- **DIRECTIONS FOR THIS TASK**
Retype each line of the material exactly, please, skipping any picture in it.

- **DATA SHOWN**
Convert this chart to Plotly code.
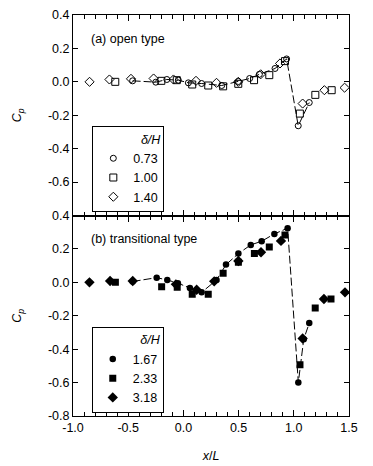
import plotly.graph_objects as go

# Panel (a) open type
a_c_x = [-0.46, -0.25, -0.15, -0.046, 0.045, 0.165, 0.347, 0.497, 0.60, 0.688, 0.83, 0.935, 1.04, 1.14]
a_c_y = [0.006, -0.002, 0.014, 0.01, -0.006, -0.01, -0.022, 0.002, 0.02, 0.045, 0.08, 0.137, -0.263, -0.124]
a_s_x = [-0.617, -0.2, -0.06, 0.08, 0.225, 0.36, 0.497, 0.64, 0.778, 0.92, 1.055, 1.195, 1.343]
a_s_y = [0.0, 0.006, 0.01, -0.016, -0.022, -0.027, -0.012, 0.01, 0.04, 0.124, -0.19, -0.078, -0.05]
a_d_x = [-0.85, -0.67, -0.475, -0.27, -0.09, 0.114, 0.30, 0.497, 0.70, 0.875, 1.08, 1.277, 1.46]
a_d_y = [0.0, 0.014, 0.018, 0.02, 0.014, 0.006, -0.006, 0.0, 0.045, 0.11, -0.13, -0.05, -0.035]

# Panel (b) transitional type
b_c_x = [-0.46, -0.242, -0.146, -0.05, 0.059, 0.165, 0.30, 0.386, 0.498, 0.61, 0.709, 0.824, 0.944, 1.041, 1.09, 1.14]
b_c_y = [0.005, 0.028, 0.014, -0.005, -0.034, -0.06, 0.014, 0.106, 0.172, 0.224, 0.246, 0.29, 0.324, -0.6, -0.34, -0.244]
b_s_x = [-0.616, -0.197, -0.056, 0.08, 0.225, 0.36, 0.498, 0.643, 0.778, 0.92, 1.056, 1.194, 1.337]
b_s_y = [0.0, -0.026, -0.03, -0.072, -0.072, 0.054, 0.12, 0.172, 0.212, 0.284, -0.494, -0.154, -0.1]
b_d_x = [-0.851, -0.664, -0.459, -0.068, 0.12, 0.279, 0.498, 0.703, 0.884, 1.08, 1.273, 1.464]
b_d_y = [0.0, 0.008, 0.008, -0.012, -0.044, 0.006, 0.128, 0.18, 0.248, -0.336, -0.1, -0.06]

labels_a = ["0.73", "1.00", "1.40"]
labels_b = ["1.67", "2.33", "3.18"]
y_ticks = [-0.8, -0.6, -0.4, -0.2, 0.0, 0.2, 0.4]
x_ticks = [-1.0, -0.5, 0.0, 0.5, 1.0, 1.5]

FONT = "Liberation Sans, Arial, sans-serif"
FS = 12.5
DASH = "8px,3px"

fig = go.Figure()

# panel a
fig.add_trace(go.Scatter(x=a_c_x, y=a_c_y, mode="lines", line=dict(color="black", width=1, dash=DASH),
                         xaxis="x2", yaxis="y2", showlegend=False, hoverinfo="skip"))
for xs, ys, sym, sz, lab in [(a_c_x, a_c_y, "circle-open", 6, labels_a[0]),
                             (a_s_x, a_s_y, "square-open", 7, labels_a[1]),
                             (a_d_x, a_d_y, "diamond-open", 7, labels_a[2])]:
    fig.add_trace(go.Scatter(x=xs, y=ys, mode="markers", name=lab, xaxis="x2", yaxis="y2",
                             marker=dict(symbol=sym, size=sz, color="black", line=dict(width=1, color="black")),
                             legend="legend2"))

# panel b
fig.add_trace(go.Scatter(x=b_c_x, y=b_c_y, mode="lines", line=dict(color="black", width=1, dash=DASH),
                         xaxis="x", yaxis="y", showlegend=False, hoverinfo="skip"))
for xs, ys, sym, sz, lab in [(b_c_x, b_c_y, "circle", 6.5, labels_b[0]),
                             (b_s_x, b_s_y, "square", 7, labels_b[1]),
                             (b_d_x, b_d_y, "diamond", 8, labels_b[2])]:
    fig.add_trace(go.Scatter(x=xs, y=ys, mode="markers", name=lab, xaxis="x", yaxis="y",
                             marker=dict(symbol=sym, size=sz, color="black", line=dict(width=0)),
                             legend="legend"))

def fmt(v):
    return f"{v:.1f}"

axis_common = dict(showline=True, linecolor="black", linewidth=1, mirror="allticks",
                   ticks="inside", tickcolor="black", tickwidth=1, showgrid=False, zeroline=False,
                   automargin=False, tickfont=dict(family=FONT, size=FS, color="black"))

xcommon = dict(axis_common, range=[-1.0, 1.5], tickvals=x_ticks, ticktext=[fmt(v) for v in x_ticks],
               ticklen=6, minor=dict(dtick=0.1, tick0=0, ticks="inside", ticklen=4, tickcolor="black", showgrid=False))

ytitle = dict(text="<i>C<sub>p</sub></i>", standoff=23, font=dict(family=FONT, size=FS))

legend_common = dict(xanchor="left", yanchor="middle", bgcolor="white",
                     bordercolor="black", borderwidth=1, font=dict(family=FONT, size=FS),
                     title=dict(text="<i>δ/H</i>", side="top right", font=dict(family=FONT, size=FS)),
                     itemwidth=30, tracegroupgap=0)

# page body adds an 8px offset; figure sized so the plot lands where the reference has it
fig.update_layout(
    width=365, height=458,
    margin=dict(l=65, r=24, t=7, b=50),
    paper_bgcolor="white", plot_bgcolor="white",
    font=dict(family=FONT, size=FS, color="black"),
    xaxis=dict(xcommon, anchor="y", domain=[0, 1],
               title=dict(text="<i>x</i>/<i>L</i>", standoff=17, font=dict(family=FONT, size=FS))),
    xaxis2=dict(xcommon, anchor="y2", matches="x", showticklabels=False),
    yaxis=dict(axis_common, domain=[0, 0.5], range=[-0.8, 0.4], tickvals=y_ticks,
               ticktext=[fmt(v) for v in y_ticks], ticklen=5, title=ytitle),
    yaxis2=dict(axis_common, domain=[0.5, 1], range=[-0.8, 0.4], tickvals=y_ticks[1:],
                ticktext=[fmt(v) for v in y_ticks[1:]], ticklen=5, title=ytitle),
    legend=dict(legend_common, x=0.068, y=0.1147),
    legend2=dict(legend_common, x=0.07, y=0.615),
    annotations=[
        dict(text="(a) open type", xref="paper", yref="paper", x=0.058, y=0.939, xanchor="left",
             yanchor="middle", showarrow=False, font=dict(family=FONT, size=FS)),
        dict(text="(b) transitional type", xref="paper", yref="paper", x=0.058, y=0.441, xanchor="left",
             yanchor="middle", showarrow=False, font=dict(family=FONT, size=FS)),
    ],
)

fig.write_html("out.html")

- **EXERCISE RESULT**
Convert this chart to Plotly code.
import plotly.graph_objects as go

# Panel (a) open type
a_c_x = [-0.46, -0.25, -0.15, -0.046, 0.045, 0.165, 0.347, 0.497, 0.60, 0.688, 0.83, 0.935, 1.04, 1.14]
a_c_y = [0.006, -0.002, 0.014, 0.01, -0.006, -0.01, -0.022, 0.002, 0.02, 0.045, 0.08, 0.137, -0.263, -0.124]
a_s_x = [-0.617, -0.2, -0.06, 0.08, 0.225, 0.36, 0.497, 0.64, 0.778, 0.92, 1.055, 1.195, 1.343]
a_s_y = [0.0, 0.006, 0.01, -0.016, -0.022, -0.027, -0.012, 0.01, 0.04, 0.124, -0.19, -0.078, -0.05]
a_d_x = [-0.85, -0.67, -0.475, -0.27, -0.09, 0.114, 0.30, 0.497, 0.70, 0.875, 1.08, 1.277, 1.46]
a_d_y = [0.0, 0.014, 0.018, 0.02, 0.014, 0.006, -0.006, 0.0, 0.045, 0.11, -0.13, -0.05, -0.035]

# Panel (b) transitional type
b_c_x = [-0.46, -0.242, -0.146, -0.05, 0.059, 0.165, 0.30, 0.386, 0.498, 0.61, 0.709, 0.824, 0.944, 1.041, 1.09, 1.14]
b_c_y = [0.005, 0.028, 0.014, -0.005, -0.034, -0.06, 0.014, 0.106, 0.172, 0.224, 0.246, 0.29, 0.324, -0.6, -0.34, -0.244]
b_s_x = [-0.616, -0.197, -0.056, 0.08, 0.225, 0.36, 0.498, 0.643, 0.778, 0.92, 1.056, 1.194, 1.337]
b_s_y = [0.0, -0.026, -0.03, -0.072, -0.072, 0.054, 0.12, 0.172, 0.212, 0.284, -0.494, -0.154, -0.1]
b_d_x = [-0.851, -0.664, -0.459, -0.068, 0.12, 0.279, 0.498, 0.703, 0.884, 1.08, 1.273, 1.464]
b_d_y = [0.0, 0.008, 0.008, -0.012, -0.044, 0.006, 0.128, 0.18, 0.248, -0.336, -0.1, -0.06]

labels_a = ["0.73", "1.00", "1.40"]
labels_b = ["1.67", "2.33", "3.18"]
y_ticks = [-0.8, -0.6, -0.4, -0.2, 0.0, 0.2, 0.4]
x_ticks = [-1.0, -0.5, 0.0, 0.5, 1.0, 1.5]

FONT = "Liberation Sans, Arial, sans-serif"
FS = 12.5
DASH = "8px,3px"

fig = go.Figure()

# panel a
fig.add_trace(go.Scatter(x=a_c_x, y=a_c_y, mode="lines", line=dict(color="black", width=1, dash=DASH),
                         xaxis="x2", yaxis="y2", showlegend=False, hoverinfo="skip"))
for xs, ys, sym, sz, lab in [(a_c_x, a_c_y, "circle-open", 6, labels_a[0]),
                             (a_s_x, a_s_y, "square-open", 7, labels_a[1]),
                             (a_d_x, a_d_y, "diamond-open", 7, labels_a[2])]:
    fig.add_trace(go.Scatter(x=xs, y=ys, mode="markers", name=lab, xaxis="x2", yaxis="y2",
                             marker=dict(symbol=sym, size=sz, color="black", line=dict(width=1, color="black")),
                             legend="legend2"))

# panel b
fig.add_trace(go.Scatter(x=b_c_x, y=b_c_y, mode="lines", line=dict(color="black", width=1, dash=DASH),
                         xaxis="x", yaxis="y", showlegend=False, hoverinfo="skip"))
for xs, ys, sym, sz, lab in [(b_c_x, b_c_y, "circle", 6.5, labels_b[0]),
                             (b_s_x, b_s_y, "square", 7, labels_b[1]),
                             (b_d_x, b_d_y, "diamond", 8, labels_b[2])]:
    fig.add_trace(go.Scatter(x=xs, y=ys, mode="markers", name=lab, xaxis="x", yaxis="y",
                             marker=dict(symbol=sym, size=sz, color="black", line=dict(width=0)),
                             legend="legend"))

def fmt(v):
    return f"{v:.1f}"

axis_common = dict(showline=True, linecolor="black", linewidth=1, mirror="allticks",
                   ticks="inside", tickcolor="black", tickwidth=1, showgrid=False, zeroline=False,
                   automargin=False, tickfont=dict(family=FONT, size=FS, color="black"))

xcommon = dict(axis_common, range=[-1.0, 1.5], tickvals=x_ticks, ticktext=[fmt(v) for v in x_ticks],
               ticklen=6, minor=dict(dtick=0.1, tick0=0, ticks="inside", ticklen=4, tickcolor="black", showgrid=False))

ytitle = dict(text="<i>C<sub>p</sub></i>", standoff=23, font=dict(family=FONT, size=FS))

legend_common = dict(xanchor="left", yanchor="middle", bgcolor="white",
                     bordercolor="black", borderwidth=1, font=dict(family=FONT, size=FS),
                     title=dict(text="<i>δ/H</i>", side="top right", font=dict(family=FONT, size=FS)),
                     itemwidth=30, tracegroupgap=0)

# page body adds an 8px offset; figure sized so the plot lands where the reference has it
fig.update_layout(
    width=365, height=458,
    margin=dict(l=65, r=24, t=7, b=50),
    paper_bgcolor="white", plot_bgcolor="white",
    font=dict(family=FONT, size=FS, color="black"),
    xaxis=dict(xcommon, anchor="y", domain=[0, 1],
               title=dict(text="<i>x</i>/<i>L</i>", standoff=17, font=dict(family=FONT, size=FS))),
    xaxis2=dict(xcommon, anchor="y2", matches="x", showticklabels=False),
    yaxis=dict(axis_common, domain=[0, 0.5], range=[-0.8, 0.4], tickvals=y_ticks,
               ticktext=[fmt(v) for v in y_ticks], ticklen=5, title=ytitle),
    yaxis2=dict(axis_common, domain=[0.5, 1], range=[-0.8, 0.4], tickvals=y_ticks[1:],
                ticktext=[fmt(v) for v in y_ticks[1:]], ticklen=5, title=ytitle),
    legend=dict(legend_common, x=0.068, y=0.1147),
    legend2=dict(legend_common, x=0.07, y=0.615),
    annotations=[
        dict(text="(a) open type", xref="paper", yref="paper", x=0.058, y=0.939, xanchor="left",
             yanchor="middle", showarrow=False, font=dict(family=FONT, size=FS)),
        dict(text="(b) transitional type", xref="paper", yref="paper", x=0.058, y=0.441, xanchor="left",
             yanchor="middle", showarrow=False, font=dict(family=FONT, size=FS)),
    ],
)

fig.write_html("out.html")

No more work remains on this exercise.